Semi-urban tragedy: The sad caravans of Stefan Gevers
Sometimes I feel like an emotional wreck. I don’t know how to express myself so, frustrated, I end up in a heap, dejected, rejected, bereft, if not by anyone else, at least by common reason, or rationality. Isolated, even abandoned, inarticulate and mute, feeling unloved and lonely. A self-indulgent deluge of descriptors plagues me.
There are often unexpected parallels in daily experience. I am writing a response to an exhibition of artwork that I encountered a few days ago when I could see the beauty and pathos encompassed in the metaphor of Stefan Gevers’s renderings of derelict caravans. But today I suddenly relate to them in a much more immediate and personal way.

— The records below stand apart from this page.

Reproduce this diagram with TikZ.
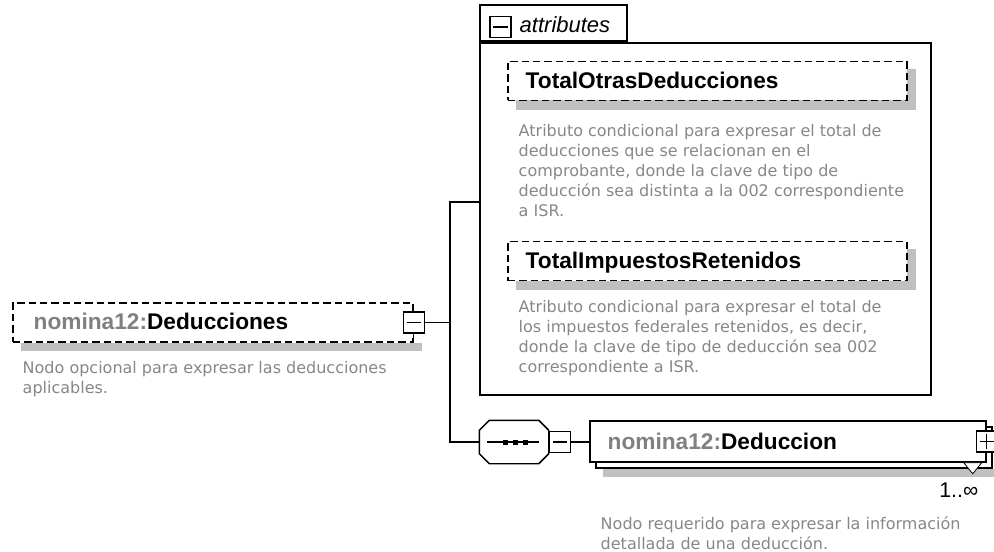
\documentclass[tikz,border=0pt]{standalone}
\usepackage{fontspec}
\setmainfont{Liberation Sans}
\newfontfamily\descfont{DejaVu Sans}
\usetikzlibrary{calc, backgrounds}

\definecolor{namegray}{RGB}{128,128,128}
\definecolor{descgray}{RGB}{135,135,135}
\definecolor{shadowgray}{RGB}{192,192,192}

% octagon round a node, corners cut by 10px
\newcommand\octagonof[1]{($(#1.north west)+(10,0)$) -- ($(#1.north east)+(-10,0)$) -- ($(#1.north east)+(0,10)$)
  -- ($(#1.south east)+(0,-10)$) -- ($(#1.south east)+(-10,0)$) -- ($(#1.south west)+(10,0)$)
  -- ($(#1.south west)+(0,-10)$) -- ($(#1.north west)+(0,10)$) -- cycle}

\begin{document}
\begin{tikzpicture}[x=0.75pt, y=-0.75pt, line width=1.1pt,
    optbox/.style={draw, dash pattern=on 5.5pt off 3pt, fill=white, inner sep=0pt},
    reqbox/.style={draw, fill=white, inner sep=0pt, minimum width=297pt, minimum height=30.75pt},
    btn/.style={draw, fill=white, inner sep=0pt, minimum size=15.75pt},
    title/.style={anchor=base west, inner sep=0pt, font=\fontsize{17}{18}\selectfont\bfseries},
    desc/.style={anchor=base west, inner sep=0pt, font=\descfont\fontsize{12}{15}\selectfont, text=descgray}]
  \useasboundingbox (0,0) rectangle (994,552);

  % root element
  \node[optbox, minimum width=300pt, minimum height=29.25pt] (ded) at (213,322.5) {};
  \node[title] (dedlbl) at (33,329) {\textcolor{namegray}{nomina12:}Deducciones};
  \node[btn] (dedbtn) at (ded.east) {};
  \draw (dedbtn.north) -- ++(0,-4) (dedbtn.south) -- ++(0,4);
  \draw ($(dedbtn.west)+(4,0)$) -- ($(dedbtn.east)+(-4,0)$);
  \node[desc] (deddesc) at (22,373) {\parbox[t]{300pt}{Nodo opcional para expresar las deducciones\\aplicables.}};

  % attributes
  \node[draw, line width=1.3pt, minimum width=338.25pt, minimum height=264pt] (attrs) at (705.5,219) {};
  \node[draw, line width=1.3pt, inner sep=0pt, minimum width=110.25pt, minimum height=27pt,
      anchor=south west] (tab) at (attrs.north west) {};
  \node[btn] (attbtn) at (500.5,27) {};
  \draw ($(attbtn.west)+(4,0)$) -- ($(attbtn.east)+(-4,0)$);
  \node[anchor=base west, inner sep=0pt, font=\fontsize{16.5}{18}\selectfont\itshape] (attlbl) at (519,33) {attributes};

  \node[optbox, minimum width=299.25pt, minimum height=29.25pt] (otras) at (707.5,81) {};
  \node[title] (otraslbl) at (525,88.5) {TotalOtrasDeducciones};
  \node[desc] (otrasdesc) at (518,137) {\parbox[t]{320pt}{Atributo condicional para expresar el total de\\deducciones que se relacionan en el\\comprobante, donde la clave de tipo de\\deducción sea distinta a la 002 correspondiente\\a ISR.}};

  \node[optbox, minimum width=299.25pt, minimum height=29.25pt] (retenidos) at (707.5,261) {};
  \node[title] (retenidoslbl) at (525,268.5) {TotalImpuestosRetenidos};
  \node[desc] (retenidosdesc) at (518,312) {\parbox[t]{320pt}{Atributo condicional para expresar el total de\\los impuestos federales retenidos, es decir,\\donde la clave de tipo de deducción sea 002\\correspondiente a ISR.}};

  % sequence and child element
  \node[inner sep=0pt, minimum width=51pt, minimum height=31.5pt] (seq) at (514,442) {};
  \draw[fill=white] \octagonof{seq};
  \draw ($(seq.west)+(8,0)$) -- ($(seq.east)+(-10,0)$);
  \foreach \dx in {-9,1,11}
    \fill ($(seq.center)+(\dx,0)$) +(-2.5,-2.5) rectangle +(2.5,2.5);
  \node[btn, anchor=west] (seqbtn) at (seq.east) {};
  \draw ($(seqbtn.west)+(4,0)$) -- ($(seqbtn.east)+(-4,0)$);

  \node[reqbox] (deducback) at (794,447.5) {};
  \node[reqbox] (deduc) at (788,441.5) {};
  \node[title] (deduclbl) at (607,449) {\textcolor{namegray}{nomina12:}Deduccion};
  \node[btn] (plusbtn) at (deduc.east) {};
  \draw ($(plusbtn.west)+(4,0)$) -- ($(plusbtn.east)+(-4,0)$);
  \draw ($(plusbtn.north)+(0,4)$) -- ($(plusbtn.south)+(0,-4)$);
  \draw[line width=0.6pt, fill=white] ($(deduc.south east)+(-23,0)$) -- ++(18,0) -- ++(-9,11) -- cycle;
  \node[anchor=base east, inner sep=0pt, font=\fontsize{16}{18}\selectfont] (card) at (979,497) {1..∞};
  \node[desc] (deducdesc) at (600,529) {\parbox[t]{330pt}{Nodo requerido para expresar la información\\detallada de una deducción.}};

  % connectors
  \coordinate (jt) at (450,202);
  \coordinate (jb) at (450,442);
  \draw (dedbtn.east) -- (dedbtn.east -| jt);
  \draw (jt -| attrs.west) -- (jt) -- (jb) -- (seq.west);
  \draw (seqbtn.east) -- (seqbtn.east -| deduc.west);

  % shadows
  \begin{pgfonlayer}{background}
    \fill[shadowgray] ($(ded.south west)+(9,0)$) rectangle ($(ded.south east)+(8,8)$);
    \fill[shadowgray] ($(otras.north west)+(9,8)$) rectangle ($(otras.south east)+(8,9)$);
    \fill[shadowgray] ($(retenidos.north west)+(9,8)$) rectangle ($(retenidos.south east)+(8,9)$);
    \fill[shadowgray, shift={(8,8)}] \octagonof{seq};
    \fill[shadowgray] ($(deducback.south west)+(8,0)$) rectangle ($(deducback.south east)+(8,8)$);
  \end{pgfonlayer}
\end{tikzpicture}
\end{document}
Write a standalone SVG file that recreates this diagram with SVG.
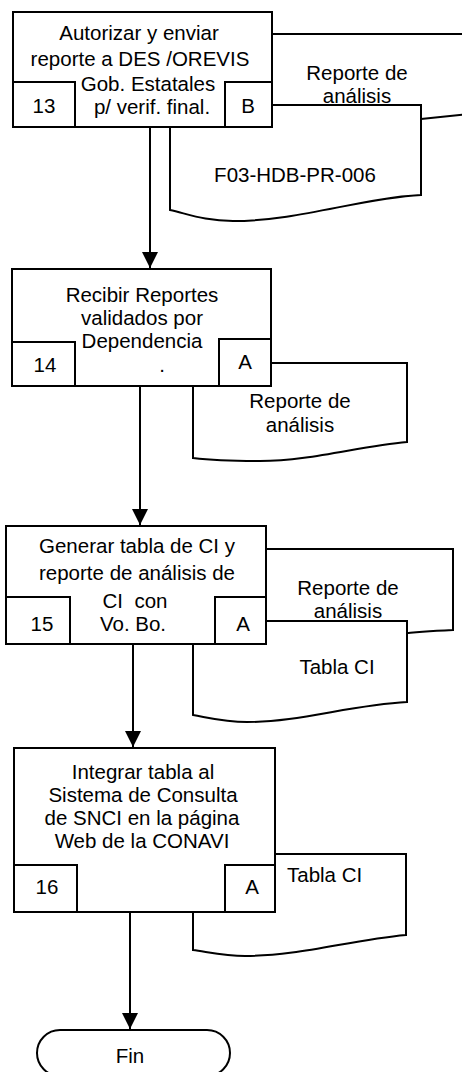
<svg xmlns="http://www.w3.org/2000/svg" width="462" height="1072" viewBox="0 0 462 1072">
<defs>
<style>
.s{fill:#fff;stroke:#000;stroke-width:2}
.c{fill:none;stroke:#000;stroke-width:2}
text{font-family:"Liberation Sans",Arial,sans-serif;font-size:20.5px;fill:#000}
.m{text-anchor:middle}
</style>
<marker id="ah" markerUnits="userSpaceOnUse" markerWidth="16" markerHeight="16" refX="16" refY="8" orient="auto">
<path d="M0,0 L16,8 L0,16 Z" fill="#000"/>
</marker>
</defs>
<rect width="462" height="1072" fill="#fff"/>

<g id="doc13b">
<path class="s" d="M200,34 H480 V113 L421,119 L200,125 Z"/>
<text class="m" x="357" y="80">Reporte de</text>
<text class="m" x="357" y="103">análisis</text>
</g>
<g id="doc13f">
<path class="s" d="M170,105 H421 V195 C360,198 300,221 233,221 C205,221 188,214 170,210 Z"/>
<text class="m" x="295" y="182">F03-HDB-PR-006</text>
</g>
<g id="n13">
<rect class="s" x="13" y="12" width="259" height="115"/>
<rect class="s" x="13" y="82" width="62" height="45"/>
<rect class="s" x="225" y="82" width="47" height="45"/>
<text class="m" x="139" y="40">Autorizar y enviar</text>
<text class="m" x="140" y="66">reporte a DES /OREVIS</text>
<text class="m" x="148" y="91">Gob. Estatales</text>
<text class="m" x="152" y="114">p/ verif. final.</text>
<text class="m" x="44" y="113">13</text>
<text class="m" x="248" y="113">B</text>
</g>

<g id="doc14">
<path class="s" d="M193,363 H407 V442 C360,446 310,461 260,461 C230,461 210,460 193,458 Z"/>
<text class="m" x="300" y="408">Reporte de</text>
<text class="m" x="300" y="432">análisis</text>
</g>
<g id="n14">
<rect class="s" x="12" y="269" width="259" height="117"/>
<rect class="s" x="12" y="342" width="63" height="44"/>
<rect class="s" x="219" y="339" width="52" height="47"/>
<text class="m" x="142" y="302">Recibir Reportes</text>
<text class="m" x="142" y="325">validados por</text>
<text class="m" x="142" y="348">Dependencia</text>
<text class="m" x="162" y="372">.</text>
<text class="m" x="45" y="372">14</text>
<text class="m" x="245" y="369">A</text>
</g>

<g id="doc15b">
<path class="s" d="M200,549 H453 V630 C430,631 415,632 400,634 L200,640 Z"/>
<text class="m" x="348" y="595">Reporte de</text>
<text class="m" x="348" y="618">análisis</text>
</g>
<g id="doc15f">
<path class="s" d="M193,621 H407 V702 C350,705 300,722 247,722 C225,722 210,718 193,715 Z"/>
<text class="m" x="337" y="674">Tabla CI</text>
</g>
<g id="n15">
<rect class="s" x="6" y="526" width="260" height="118"/>
<rect class="s" x="6" y="597" width="64" height="47"/>
<rect class="s" x="215" y="597" width="51" height="47"/>
<text class="m" x="137" y="553">Generar tabla de CI y</text>
<text class="m" x="137" y="580">reporte de análisis de</text>
<text class="m" x="135" y="608" xml:space="preserve">CI  con</text>
<text class="m" x="133" y="631">Vo. Bo.</text>
<text class="m" x="42" y="631">15</text>
<text class="m" x="243" y="631">A</text>
</g>

<g id="doc16">
<path class="s" d="M193,854 H406 V935 C350,940 300,956 245,956 C225,956 208,952 193,950 Z"/>
<text x="287" y="882">Tabla CI</text>
</g>
<g id="n16">
<rect class="s" x="14" y="748" width="261" height="164"/>
<rect class="s" x="14" y="865" width="63" height="47"/>
<rect class="s" x="225" y="865" width="50" height="47"/>
<text class="m" x="143" y="779">Integrar tabla al</text>
<text class="m" x="143" y="802">Sistema de Consulta</text>
<text class="m" x="142" y="825">de SNCI en la página</text>
<text class="m" x="142" y="848">Web de la CONAVI</text>
<text class="m" x="47" y="894">16</text>
<text class="m" x="252" y="894">A</text>
</g>

<g id="fin">
<rect class="s" x="37" y="1030" width="193" height="46" rx="23" ry="23"/>
<text class="m" x="130" y="1063">Fin</text>
</g>

<g id="connectors">
<line class="c" x1="150" y1="128" x2="150" y2="268" marker-end="url(#ah)"/>
<line class="c" x1="140" y1="387" x2="140" y2="525" marker-end="url(#ah)"/>
<line class="c" x1="133" y1="645" x2="133" y2="747" marker-end="url(#ah)"/>
<line class="c" x1="130" y1="913" x2="130" y2="1029" marker-end="url(#ah)"/>
</g>
</svg>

There is a tension in the work where the composition depicts a precarious position, a weighted possibility that is a snapshot of a situation. Will it (the caravan) tumble and slide further into decrepitude, or just teeter there for that little bit longer—a stasis—this way, that way, never knowing which. These images are executed lovingly with care and precision, muted colours, fading with nostalgia; some are watercolours. But it’s the use of coloured pencil and charcoal which softly shades the paper giving shape to the sagging forms that I like most. Gevers depicts a figurative death in an almost nondescript yet desolate landscape that verges on the romantic. It could be a wrecking yard in Fairfield, rural backwater or the middle of the desert. The ravaged curtains, broken glass and rusting tin evoke the melancholy spectre of a beauty born of neglect. Here we see the remains, the cadaver, the corpse of a broken heart, or quite literally a broken home.
Stefan Gevers, Secondhand serenade, Stockroom, Kyneton, Victoria, 8 September – 7 October 2012.